*Objective*.
Find, in the records below, the line that contains "Rebuild this chart" and the line that contains "STRIPE = '#bdbdbd'". Copy those two lines and everything between them exactly, but not the pictures.

## START

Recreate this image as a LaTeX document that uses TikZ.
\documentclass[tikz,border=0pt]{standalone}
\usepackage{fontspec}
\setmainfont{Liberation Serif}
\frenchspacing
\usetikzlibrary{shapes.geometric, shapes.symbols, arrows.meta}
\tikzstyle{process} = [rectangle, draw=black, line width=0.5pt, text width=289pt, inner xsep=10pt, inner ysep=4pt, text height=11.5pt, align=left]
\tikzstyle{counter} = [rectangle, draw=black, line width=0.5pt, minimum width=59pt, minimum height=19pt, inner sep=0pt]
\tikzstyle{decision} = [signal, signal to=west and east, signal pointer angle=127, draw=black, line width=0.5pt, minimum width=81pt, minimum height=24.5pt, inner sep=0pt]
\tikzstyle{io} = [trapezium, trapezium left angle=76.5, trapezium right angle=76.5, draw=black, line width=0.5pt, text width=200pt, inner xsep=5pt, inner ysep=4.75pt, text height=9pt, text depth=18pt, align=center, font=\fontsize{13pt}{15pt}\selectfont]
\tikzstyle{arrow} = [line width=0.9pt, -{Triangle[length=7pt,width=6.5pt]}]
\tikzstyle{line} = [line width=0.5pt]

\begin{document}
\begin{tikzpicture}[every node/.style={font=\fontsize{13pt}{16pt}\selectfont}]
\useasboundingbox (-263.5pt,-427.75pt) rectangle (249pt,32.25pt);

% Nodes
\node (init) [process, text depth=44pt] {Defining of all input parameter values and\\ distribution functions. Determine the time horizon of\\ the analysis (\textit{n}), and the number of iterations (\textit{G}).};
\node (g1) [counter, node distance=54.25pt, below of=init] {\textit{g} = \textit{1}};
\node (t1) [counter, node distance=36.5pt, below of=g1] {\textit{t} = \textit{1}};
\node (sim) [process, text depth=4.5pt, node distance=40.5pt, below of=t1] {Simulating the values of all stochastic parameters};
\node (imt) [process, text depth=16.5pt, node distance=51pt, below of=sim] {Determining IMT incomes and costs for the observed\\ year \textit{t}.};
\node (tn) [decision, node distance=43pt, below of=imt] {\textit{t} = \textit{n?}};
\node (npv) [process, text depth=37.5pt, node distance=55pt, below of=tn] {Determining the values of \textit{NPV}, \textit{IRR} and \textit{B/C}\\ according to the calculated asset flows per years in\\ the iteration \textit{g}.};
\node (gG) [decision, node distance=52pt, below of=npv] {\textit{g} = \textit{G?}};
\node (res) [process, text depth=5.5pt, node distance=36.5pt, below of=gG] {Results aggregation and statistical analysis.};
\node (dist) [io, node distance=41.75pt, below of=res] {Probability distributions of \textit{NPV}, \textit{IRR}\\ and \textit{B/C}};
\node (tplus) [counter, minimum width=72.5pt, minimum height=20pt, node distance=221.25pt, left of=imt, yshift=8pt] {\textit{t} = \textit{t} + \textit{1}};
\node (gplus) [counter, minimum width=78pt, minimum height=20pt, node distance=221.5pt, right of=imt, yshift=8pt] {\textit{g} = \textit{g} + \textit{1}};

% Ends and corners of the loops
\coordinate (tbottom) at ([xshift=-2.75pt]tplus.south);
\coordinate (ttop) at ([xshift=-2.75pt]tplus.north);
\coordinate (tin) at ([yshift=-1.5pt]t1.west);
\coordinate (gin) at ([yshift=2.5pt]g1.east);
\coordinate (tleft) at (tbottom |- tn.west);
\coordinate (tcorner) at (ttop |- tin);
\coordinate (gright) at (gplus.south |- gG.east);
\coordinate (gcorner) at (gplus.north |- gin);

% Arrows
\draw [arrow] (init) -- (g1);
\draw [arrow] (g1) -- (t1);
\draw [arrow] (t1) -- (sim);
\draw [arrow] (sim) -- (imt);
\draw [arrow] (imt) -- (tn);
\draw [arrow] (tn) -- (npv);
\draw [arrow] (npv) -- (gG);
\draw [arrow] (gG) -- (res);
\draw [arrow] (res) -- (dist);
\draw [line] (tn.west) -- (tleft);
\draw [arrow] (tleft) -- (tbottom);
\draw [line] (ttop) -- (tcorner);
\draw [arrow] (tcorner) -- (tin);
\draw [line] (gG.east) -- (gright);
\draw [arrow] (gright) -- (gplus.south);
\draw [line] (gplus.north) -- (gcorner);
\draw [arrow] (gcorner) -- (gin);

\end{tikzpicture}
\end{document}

## END
## START

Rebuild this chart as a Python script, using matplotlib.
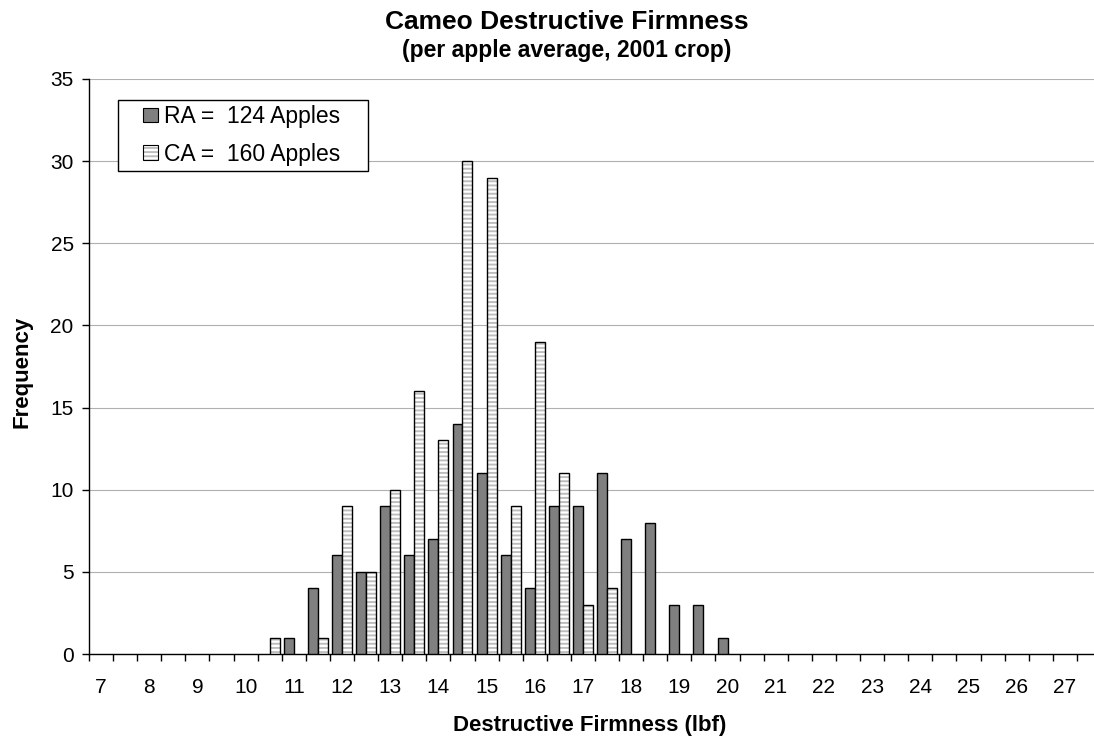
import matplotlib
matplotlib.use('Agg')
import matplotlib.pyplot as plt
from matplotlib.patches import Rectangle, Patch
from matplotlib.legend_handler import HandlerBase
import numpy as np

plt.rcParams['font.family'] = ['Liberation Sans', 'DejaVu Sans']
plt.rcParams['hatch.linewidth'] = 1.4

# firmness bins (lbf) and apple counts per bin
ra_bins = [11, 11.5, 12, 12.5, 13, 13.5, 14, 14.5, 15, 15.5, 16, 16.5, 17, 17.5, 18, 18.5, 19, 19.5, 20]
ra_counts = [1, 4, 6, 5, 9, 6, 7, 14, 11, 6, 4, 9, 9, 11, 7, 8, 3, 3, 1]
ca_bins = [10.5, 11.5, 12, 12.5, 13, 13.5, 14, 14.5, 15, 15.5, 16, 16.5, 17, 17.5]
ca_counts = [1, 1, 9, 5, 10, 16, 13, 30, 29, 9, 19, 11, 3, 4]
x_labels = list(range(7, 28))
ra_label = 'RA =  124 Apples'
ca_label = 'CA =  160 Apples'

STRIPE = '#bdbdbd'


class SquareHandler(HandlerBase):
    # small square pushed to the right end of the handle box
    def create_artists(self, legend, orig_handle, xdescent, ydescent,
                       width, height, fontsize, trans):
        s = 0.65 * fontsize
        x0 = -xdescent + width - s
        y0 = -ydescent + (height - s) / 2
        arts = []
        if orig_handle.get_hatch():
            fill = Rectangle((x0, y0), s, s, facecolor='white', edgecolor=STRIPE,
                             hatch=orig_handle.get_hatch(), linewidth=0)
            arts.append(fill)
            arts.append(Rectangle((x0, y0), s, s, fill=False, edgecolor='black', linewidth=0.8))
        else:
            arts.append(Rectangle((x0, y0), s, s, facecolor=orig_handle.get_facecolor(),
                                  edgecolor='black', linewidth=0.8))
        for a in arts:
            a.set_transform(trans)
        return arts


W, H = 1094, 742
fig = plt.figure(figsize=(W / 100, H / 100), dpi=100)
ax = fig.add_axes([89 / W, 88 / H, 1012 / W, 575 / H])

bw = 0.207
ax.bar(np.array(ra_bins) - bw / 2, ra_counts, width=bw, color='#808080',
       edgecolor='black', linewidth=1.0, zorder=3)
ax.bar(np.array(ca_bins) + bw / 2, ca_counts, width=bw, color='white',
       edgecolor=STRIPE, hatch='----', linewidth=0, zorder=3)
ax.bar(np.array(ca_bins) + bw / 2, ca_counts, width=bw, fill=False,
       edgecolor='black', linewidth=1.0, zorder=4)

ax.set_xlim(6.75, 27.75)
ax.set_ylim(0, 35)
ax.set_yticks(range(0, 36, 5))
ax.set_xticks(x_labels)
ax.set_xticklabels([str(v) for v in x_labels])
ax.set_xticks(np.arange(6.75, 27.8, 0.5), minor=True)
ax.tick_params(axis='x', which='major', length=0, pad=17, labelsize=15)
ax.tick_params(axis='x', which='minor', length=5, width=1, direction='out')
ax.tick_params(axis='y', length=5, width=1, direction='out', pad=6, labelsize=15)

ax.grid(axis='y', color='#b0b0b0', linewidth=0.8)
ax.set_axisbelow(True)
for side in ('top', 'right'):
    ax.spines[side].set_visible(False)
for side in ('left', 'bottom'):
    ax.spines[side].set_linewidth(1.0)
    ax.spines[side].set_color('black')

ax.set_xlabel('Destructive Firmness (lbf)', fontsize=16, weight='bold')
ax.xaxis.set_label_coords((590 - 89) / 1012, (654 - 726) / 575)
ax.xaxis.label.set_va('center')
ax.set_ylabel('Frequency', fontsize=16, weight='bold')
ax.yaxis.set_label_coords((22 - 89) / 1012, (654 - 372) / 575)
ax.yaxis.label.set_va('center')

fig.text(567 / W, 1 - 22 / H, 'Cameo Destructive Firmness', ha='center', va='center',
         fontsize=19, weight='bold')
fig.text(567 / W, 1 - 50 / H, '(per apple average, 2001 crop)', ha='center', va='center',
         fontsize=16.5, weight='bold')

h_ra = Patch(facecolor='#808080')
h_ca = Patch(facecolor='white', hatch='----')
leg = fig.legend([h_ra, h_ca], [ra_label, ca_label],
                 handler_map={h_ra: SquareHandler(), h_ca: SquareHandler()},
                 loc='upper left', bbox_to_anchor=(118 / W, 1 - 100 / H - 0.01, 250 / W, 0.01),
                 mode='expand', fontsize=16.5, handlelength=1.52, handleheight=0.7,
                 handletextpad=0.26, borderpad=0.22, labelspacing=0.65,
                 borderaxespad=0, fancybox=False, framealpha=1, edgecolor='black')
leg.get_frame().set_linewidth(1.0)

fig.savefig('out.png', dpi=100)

## END

*Task solution*.
Rebuild this chart as a Python script, using matplotlib.
import matplotlib
matplotlib.use('Agg')
import matplotlib.pyplot as plt
from matplotlib.patches import Rectangle, Patch
from matplotlib.legend_handler import HandlerBase
import numpy as np

plt.rcParams['font.family'] = ['Liberation Sans', 'DejaVu Sans']
plt.rcParams['hatch.linewidth'] = 1.4

# firmness bins (lbf) and apple counts per bin
ra_bins = [11, 11.5, 12, 12.5, 13, 13.5, 14, 14.5, 15, 15.5, 16, 16.5, 17, 17.5, 18, 18.5, 19, 19.5, 20]
ra_counts = [1, 4, 6, 5, 9, 6, 7, 14, 11, 6, 4, 9, 9, 11, 7, 8, 3, 3, 1]
ca_bins = [10.5, 11.5, 12, 12.5, 13, 13.5, 14, 14.5, 15, 15.5, 16, 16.5, 17, 17.5]
ca_counts = [1, 1, 9, 5, 10, 16, 13, 30, 29, 9, 19, 11, 3, 4]
x_labels = list(range(7, 28))
ra_label = 'RA =  124 Apples'
ca_label = 'CA =  160 Apples'

STRIPE = '#bdbdbd'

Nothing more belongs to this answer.